On Tue, Jul 24, 2018 at 3:43 PM Stephen Gallagher <sgallagh@redhat.com> wrote:
On Mon, Jul 23, 2018 at 10:28 PM <mcatanzaro@gnome.org> wrote:
On Mon, Jul 23, 2018 at 8:27 PM, Josh Boyer <jwboyer@fedoraproject.org>
wrote:
> My biggest objection here is that it blindly enables things, which
> continues to make our package set a web of inter-dependencies and
> makes any attempts at minimization harder.  I don't think we should
> default to building everything in here.  I understand autotools might
> do that, but I wouldn't necessarily call autotools a best practice to
> begin with...

It's a bit confusing, but Igor is proposing that we *disable* auto
feature detection by passing -Dauto_features=enabled. Um, what? Yes,
the options are enabled, auto (default), and disabled, where both
enabled and disabled turn off auto feature detection. enabled is used
to fail the build whenever an auto dependency is missing, and disabled
is used to allow the build to proceed without that feature.

-Dauto_features=auto is the meson default, and it's what we currently
suffer with autotools: features get silently enabled or disabled
depending on which BuildRequires are present in the spec file. This is
the status quo, and it's a disaster. Auto dependencies are good if
you're building packages locally and don't want to install unnecessary
dependencies (hence a good default behavior), but very bad if you're a
Linux distribution building packages for other people to use and now
have a broken or inferior package due to a desireable dependency being
disabled by mistake. I'm pretty sure there's no argument for keeping
this behavior when building Fedora packages.

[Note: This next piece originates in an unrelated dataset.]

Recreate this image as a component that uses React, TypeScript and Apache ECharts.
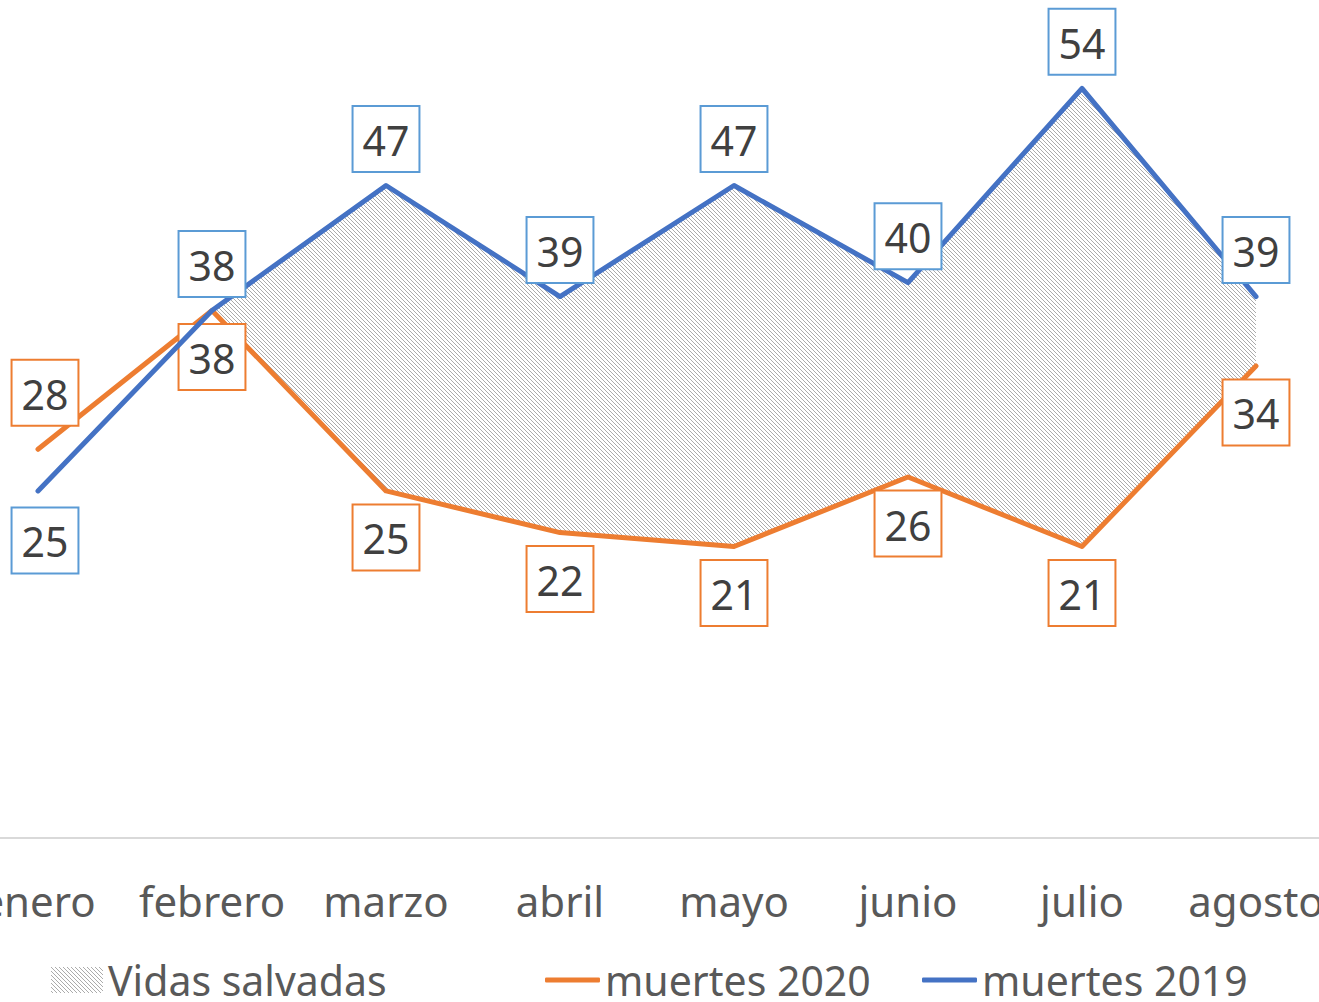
import React, { useEffect, useRef } from "react";
import * as echarts from "echarts";

const categories = ["enero", "febrero", "marzo", "abril", "mayo", "junio", "julio", "agosto"];
const muertes2019 = [25, 38, 47, 39, 47, 40, 54, 39];
const muertes2020 = [28, 38, 25, 22, 21, 26, 21, 34];
const vidasStart = 1; // area drawn from febrero onward

const FONT = "'Noto Sans', sans-serif";
const BLUE = "#4472C4";
const BLUE_BORDER = "#5B9BD5";
const ORANGE = "#ED7D31";
const TEXT = "#404040";

const SHIFT_LEFT = 49;
const CHART_W = 1319 + 49 + 24;

function makeHatch(): HTMLCanvasElement {
  const c = document.createElement("canvas");
  c.width = 4;
  c.height = 4;
  const ctx = c.getContext("2d")!;
  ctx.fillStyle = "#ffffff";
  ctx.fillRect(0, 0, 4, 4);
  ctx.fillStyle = "#ababab";
  for (let i = 0; i < 4; i++) ctx.fillRect(i, i, 1, 1);
  return c;
}

export default function App() {
  const ref = useRef<HTMLDivElement>(null);
  useEffect(() => {
    const chart = echarts.init(ref.current!, null, { renderer: "svg" });
    const hatch = { image: makeHatch(), repeat: "repeat", imageWidth: 4, imageHeight: 4 } as any;

    const base = muertes2020.map((v, i) => (i >= vidasStart ? v : "-"));
    const vidas = muertes2019.map((v, i) => (i >= vidasStart ? v - muertes2020[i] : "-"));

    const labelBox = (border: string) => ({
      show: true,
      color: TEXT,
      fontFamily: FONT,
      fontSize: 41,
      lineHeight: 42,
      backgroundColor: "#fff",
      borderColor: border,
      borderWidth: 2,
      padding: [12, 9, 10, 9],
      distance: 14,
    });

    const data2019 = muertes2019.map((v, i) =>
      i === 0
        ? { value: v, label: { position: "bottom", distance: 17, offset: [7, 0] } }
        : { value: v, label: { position: "top" } }
    );
    const data2020 = muertes2020.map((v, i) =>
      i === 0
        ? { value: v, label: { position: "top", distance: 24, offset: [7, 0] } }
        : { value: v, label: { position: "bottom" } }
    );

    const legendText = { color: "#595959", fontFamily: FONT, fontSize: 41, lineHeight: 44 };

    chart.setOption({
      animation: false,
      grid: { left: 0, right: 0, top: 5, bottom: 164, containLabel: false },
      xAxis: {
        type: "category",
        data: categories,
        boundaryGap: true,
        axisLine: { show: true, lineStyle: { color: "#D9D9D9", width: 2 } },
        axisTick: { show: false },
        axisLabel: { color: "#595959", fontFamily: FONT, fontSize: 42, margin: 41, interval: 0 },
      },
      yAxis: {
        type: "value",
        min: 0,
        max: 60,
        show: false,
        splitLine: { show: false },
      },
      legend: [
        {
          left: 51 + SHIFT_LEFT,
          top: 958,
          padding: 0,
          itemWidth: 52,
          itemHeight: 26,
          itemGap: 7,
          textStyle: legendText,
          data: [{ name: "Vidas salvadas", icon: "rect", itemStyle: { color: hatch, borderWidth: 0 } }],
        },
        {
          left: 545 + SHIFT_LEFT,
          top: 958,
          padding: 0,
          itemWidth: 55,
          itemHeight: 5,
          textStyle: legendText,
          data: [{ name: "muertes 2020", icon: "roundRect", itemStyle: { color: ORANGE } }],
        },
        {
          left: 922 + SHIFT_LEFT,
          top: 958,
          padding: 0,
          itemWidth: 55,
          itemHeight: 5,
          textStyle: legendText,
          data: [{ name: "muertes 2019", icon: "roundRect", itemStyle: { color: BLUE } }],
        },
      ],
      series: [
        {
          name: "base",
          type: "line",
          stack: "v",
          data: base,
          symbol: "none",
          lineStyle: { opacity: 0 },
          silent: true,
          z: 1,
        },
        {
          name: "Vidas salvadas",
          type: "line",
          stack: "v",
          data: vidas,
          symbol: "none",
          lineStyle: { opacity: 0, width: 0 },
          itemStyle: { color: "#999" },
          areaStyle: { color: hatch, opacity: 1 },
          silent: true,
          z: 1,
        },
        {
          name: "muertes 2020",
          type: "line",
          data: data2020,
          symbol: "circle",
          symbolSize: 1,
          itemStyle: { color: ORANGE },
          lineStyle: { color: ORANGE, width: 5, cap: "round", join: "round" },
          label: labelBox(ORANGE),
          z: 3,
        },
        {
          name: "muertes 2019",
          type: "line",
          data: data2019,
          symbol: "circle",
          symbolSize: 1,
          itemStyle: { color: BLUE },
          lineStyle: { color: BLUE, width: 5, cap: "round", join: "round" },
          label: labelBox(BLUE_BORDER),
          z: 4,
        },
      ],
    });
    return () => chart.dispose();
  }, []);

  return (
    <div
      style={{
        position: "absolute",
        left: 0,
        top: 0,
        width: 1319,
        height: 1002,
        overflow: "hidden",
        background: "#fff",
      }}
    >
      <div
        ref={ref}
        style={{ position: "absolute", left: -SHIFT_LEFT, top: 0, width: CHART_W, height: 1002 }}
      />
    </div>
  );
}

We had originally forbidden the use of meson's auto features in GNOME
due to this problem (the automagic dependencies problem [1]), which
annoyed the Meson developers and led to the creation of this
-Dauto_features option. Now it's safe to recommend using auto features,
because we assume distros will build with -Dauto_features=enabled. With
this setting, if you want to disable a feature that's recommended by
upstream, you'll now have to explicitly disable it, which is surely
what we want to avoid features disappearing by mistake.

Then on the other end of the spectrum, -Dauto_features=disabled would
disable all auto features... that would make packagers responsible for
constantly monitoring the upstream feature set with every release and
making choices about what to enable or disable. It sounds like you
might be advocating this option, but that does not seem at all
practical to me. Packagers sometimes know better than upstream which
features should be enabled in Fedora, but not usually. And packagers
might sometimes audit the upstream feature list after new releases to
see if new features should be enabled... but that seems like a rarity
to me. If we use -Dauto_features=disabled, a bunch of important
features will go missing, and Fedora will suffer from that. So let's
trust upstream by default, and override where it makes sense.



Thank you for the detailed explanation, Michael. That does make it much clearer. So the effect of this change (which should probably be proposed as a System-Wide Change to FESCo, since it affects the default build flags[*]) is to make the build deterministic by not quietly suppressing some of the output if their build dependencies are unsatisfied. This then forces packagers to use explicit enablement and disablement flags if they want to diverge from upstream.

I don't think this has anything to do with system-wide changes. It affects only components which use meson. However I might submit self-contained one if you feel strongly about this.
 
I don't think this will really have a meaningful impact on the dependency creep, other than to make it more accurately represent the upstream preferred state. We can then choose to diverge as needed.

I'm in favor of this change, but as I said above, I'd like to see this go through the Change process since it potentially impacts anything using meson to build.


[*] This is minimally-invasive, so I'd be willing to consider it as a late proposal for F29.